A. Galopim de Carvalho
Notas:
[1] O mesmo étimo está na origem do termo cré, usado para designar o calcário friável que deu o nome ao Cretácico e a Creta, a ilha mediterrânea.
[2] alteração deutérica - alteração ocorrente no interior da crosta, exercida sobre os minerais das rochas, por acção de: 1) águas magmáticas residuais muito quentes (hidrotermais), dos vapores e dos voláteis associados; 2) águas residuais do metamorfismo regional; 3) águas meteóricas penetradas na crosta e, aí, aquecidas por efeito do grau geotérmico. O qualificativo deutérico, do grego deuterós, ulterior, secundário, alude à posterioridade dos minerais resultantes desse tipo de alteração, secundários relativamente aos minerais da rocha magmática, entendidos como primários.

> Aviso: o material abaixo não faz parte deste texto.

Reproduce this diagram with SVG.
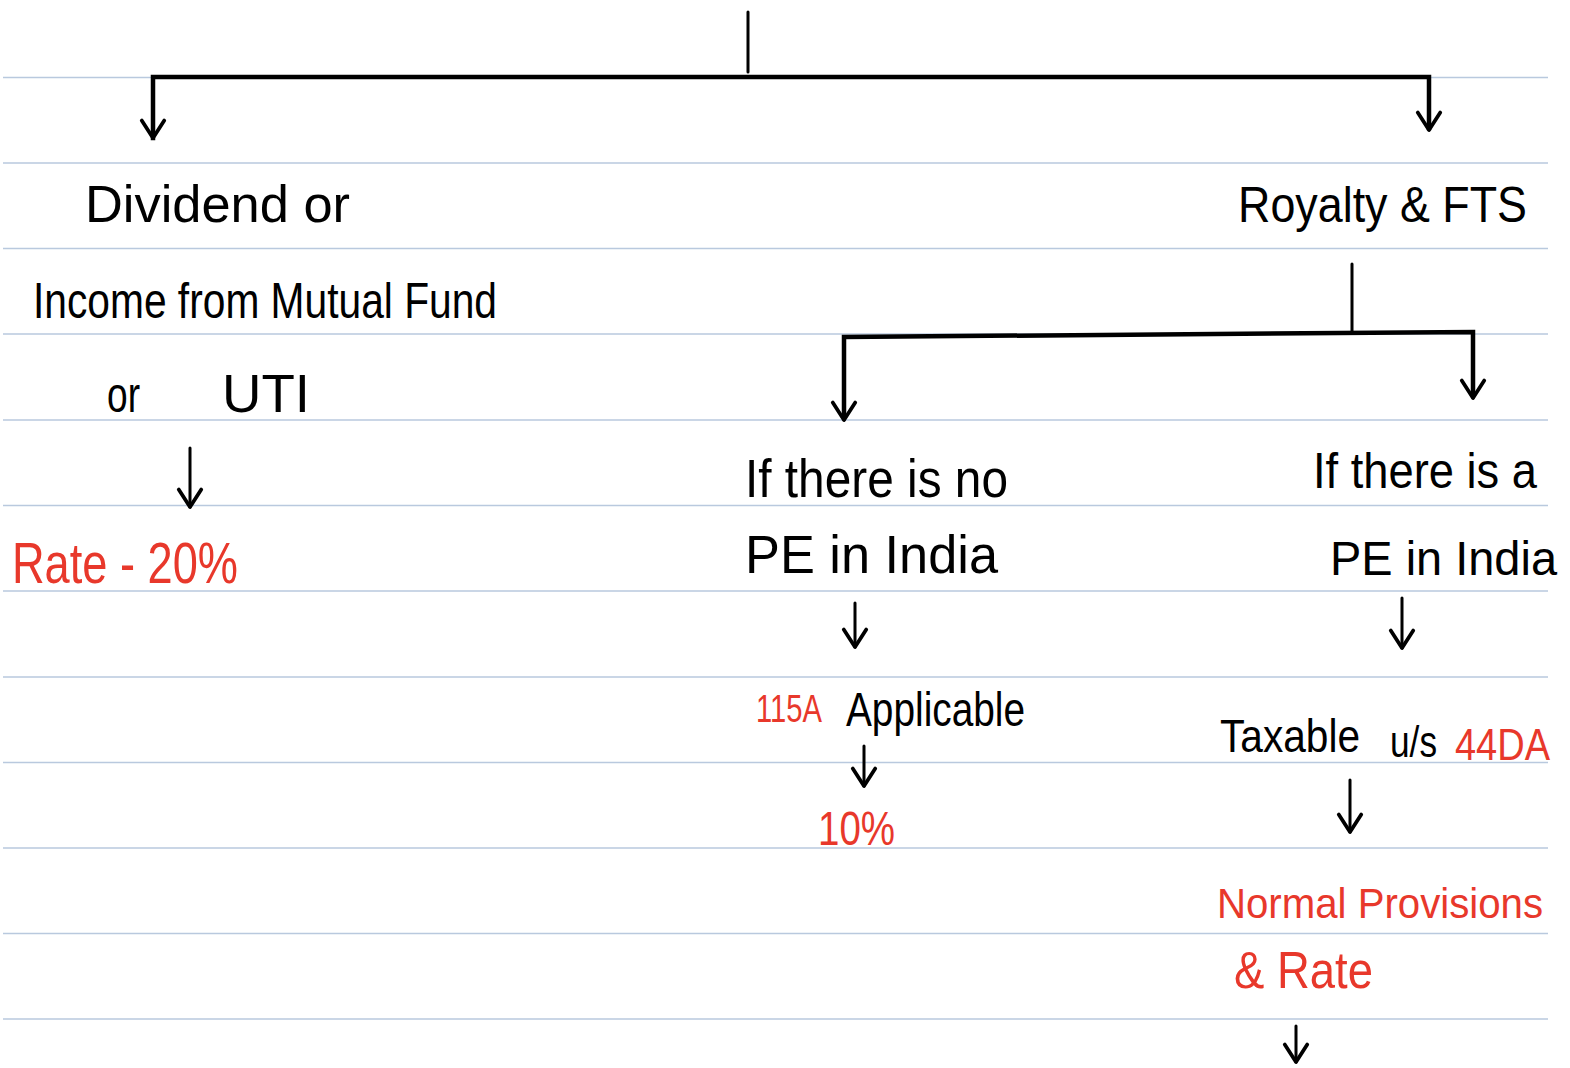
<svg xmlns="http://www.w3.org/2000/svg" width="1570" height="1068" viewBox="0 0 1570 1068">
<style>
.rule{stroke:#b9c9de;stroke-width:1.5;fill:none}
.ln{stroke:#000;stroke-width:3;fill:none;stroke-linecap:round}
.bar{stroke:#000;stroke-width:4.5;fill:none;stroke-linecap:square}
.t{font-family:"Liberation Sans",Arial,sans-serif;fill:#000}
.r{fill:#e8382b}
</style>
<defs>
<marker id="ah" markerUnits="userSpaceOnUse" markerWidth="30" markerHeight="30" viewBox="-16 -12 20 24" refX="0" refY="0" orient="auto" overflow="visible">
<path d="M-14,-9 L0,0 L-14,9" fill="none" stroke="#000" stroke-width="3" stroke-linecap="round" stroke-linejoin="round"/>
</marker>
</defs>
<rect width="1570" height="1068" fill="#fff"/>
<g id="ruling">
<line class="rule" x1="3" y1="77.5" x2="1548" y2="77.5"/>
<line class="rule" x1="3" y1="163" x2="1548" y2="163"/>
<line class="rule" x1="3" y1="248.5" x2="1548" y2="248.5"/>
<line class="rule" x1="3" y1="334" x2="1548" y2="334"/>
<line class="rule" x1="3" y1="420" x2="1548" y2="420"/>
<line class="rule" x1="3" y1="505.5" x2="1548" y2="505.5"/>
<line class="rule" x1="3" y1="591" x2="1548" y2="591"/>
<line class="rule" x1="3" y1="677" x2="1548" y2="677"/>
<line class="rule" x1="3" y1="762.5" x2="1548" y2="762.5"/>
<line class="rule" x1="3" y1="848" x2="1548" y2="848"/>
<line class="rule" x1="3" y1="933.5" x2="1548" y2="933.5"/>
<line class="rule" x1="3" y1="1019" x2="1548" y2="1019"/>
</g>
<g id="connectors">
<line class="ln" x1="748" y1="12" x2="748" y2="72"/>
<polyline class="bar" points="153,138 153,77 1429,77 1429,128"/>
<line class="ln" x1="153" y1="90" x2="153" y2="138" marker-end="url(#ah)"/>
<line class="ln" x1="1429" y1="90" x2="1429" y2="130" marker-end="url(#ah)"/>
<line class="ln" x1="1352" y1="264" x2="1352" y2="332"/>
<polyline class="bar" points="844,415 844,337 1473,332 1473,395"/>
<line class="ln" x1="844" y1="350" x2="844" y2="420" marker-end="url(#ah)"/>
<line class="ln" x1="1473" y1="345" x2="1473" y2="398" marker-end="url(#ah)"/>
<line class="ln" x1="190" y1="448" x2="190" y2="507" marker-end="url(#ah)"/>
<line class="ln" x1="855" y1="603" x2="855" y2="647" marker-end="url(#ah)"/>
<line class="ln" x1="1402" y1="598" x2="1402" y2="648" marker-end="url(#ah)"/>
<line class="ln" x1="864" y1="746" x2="864" y2="786" marker-end="url(#ah)"/>
<line class="ln" x1="1350" y1="780" x2="1350" y2="832" marker-end="url(#ah)"/>
<line class="ln" x1="1296" y1="1026" x2="1296" y2="1062" marker-end="url(#ah)"/>
</g>
<g id="node-dividend">
<text class="t" x="85" y="222" font-size="52" textLength="265" lengthAdjust="spacingAndGlyphs">Dividend or</text>
<text class="t" x="33" y="318" font-size="50" textLength="464" lengthAdjust="spacingAndGlyphs">Income from Mutual Fund</text>
<text class="t" x="107" y="412" font-size="50" textLength="33" lengthAdjust="spacingAndGlyphs">or</text>
<text class="t" x="222" y="412" font-size="54" textLength="88" lengthAdjust="spacingAndGlyphs">UTI</text>
</g>
<g id="node-rate20">
<text class="t r" x="12" y="583" font-size="58" textLength="226" lengthAdjust="spacingAndGlyphs">Rate - 20%</text>
</g>
<g id="node-royalty">
<text class="t" x="1238" y="222" font-size="50" textLength="289" lengthAdjust="spacingAndGlyphs">Royalty &amp; FTS</text>
</g>
<g id="node-no-pe">
<text class="t" x="745" y="497" font-size="54" textLength="263" lengthAdjust="spacingAndGlyphs">If there is no</text>
<text class="t" x="745" y="573" font-size="54" textLength="253" lengthAdjust="spacingAndGlyphs">PE in India</text>
</g>
<g id="node-pe">
<text class="t" x="1313" y="488" font-size="50" textLength="224" lengthAdjust="spacingAndGlyphs">If there is a</text>
<text class="t" x="1330" y="575" font-size="48" textLength="227" lengthAdjust="spacingAndGlyphs">PE in India</text>
</g>
<g id="node-115a">
<text class="t r" x="756" y="722" font-size="38" textLength="66" lengthAdjust="spacingAndGlyphs">115A</text>
<text class="t" x="846" y="726" font-size="48" textLength="179" lengthAdjust="spacingAndGlyphs">Applicable</text>
</g>
<g id="node-10">
<text class="t r" x="818" y="845" font-size="48" textLength="77" lengthAdjust="spacingAndGlyphs">10%</text>
</g>
<g id="node-44da">
<text class="t" x="1220" y="752" font-size="47" textLength="140" lengthAdjust="spacingAndGlyphs">Taxable</text>
<text class="t" x="1390" y="757" font-size="44" textLength="47" lengthAdjust="spacingAndGlyphs">u/s</text>
<text class="t r" x="1455" y="760" font-size="44" textLength="95" lengthAdjust="spacingAndGlyphs">44DA</text>
</g>
<g id="node-normal">
<text class="t r" x="1217" y="918" font-size="43" textLength="326" lengthAdjust="spacingAndGlyphs">Normal Provisions</text>
<text class="t r" x="1234" y="988" font-size="52" textLength="139" lengthAdjust="spacingAndGlyphs">&amp; Rate</text>
</g>
</svg>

São exemplos deste tipo de alteração, a caulinização e a serpentinização O mesmo que alteração hipogénica.
[3] terra rossa - expressão italiana internacionalizada alusiva a um solo ferralítico, residual, de cor vermelha, composto essencialmente por argila e óxido de ferro. Resulta do processo de dissolução das rochas carbonatadas pelas águas pluviais carregadas de dióxido de carbono
[4] terra cota - é uma cerâmica cozida no forno, sem ser vidrada.
[5] terra de greda - nome vulgar referente a certas argilas desengordurantes (esmectites). O mesmo que terra ou argila de pisoeiro.
[6] silte . aportuguesamento do termo inglês silt, alusivo a uma fracção detrítica, predominantemente de quartzo, de granulometria compreendida entre 0,063 e 0,004 mm.
[7] limo - termo português equivalente ao silt dos autores ingleses
[8] siltito - rocha sedimentar detrítica coesa, essencialmente formada por silte.
[9] siliciclásticas - diz-se das partículas detríticas de minerais siliciosos (quartzo, feldspatos, micas, etc.).
[10] Termo introduzido na terminologia geológica, em 1839, pelo geólogo inglês R. Murchinson, para referir uma rocha xistenta, muito friável, do Silúrico do País de Gales.
[11] Relacionada com este termo, temos, em português, a palavra fangoterapia, o tratamento clínico com lamas.
[12] Termo introduzido pelo sueco Gerard De Geer, em 1912, a partir do varv, termo local que alude à disposição em camadas.
[13] caulino - conhecido e utilizado desde a Antiguidade, no Extremo Oriente. O nome provém de Kao Ling, expressão que significa montanha alta e que refere uma localidade na província de Jiangxi, na China. Os ingleses chamam-lhe China clay, numa alusão nítida à importância desta matéria-prima no país do Sol Nascente.
[14] pisoeiro - o artífice que lavava e desengordurava a lã, usando o pisão.
[15] tixotropia - Em linhas gerais, consiste na possibilidade de uma suspensão argilosa em água adquirir grande viscosidade, em repouso, e fluidez quando agitada.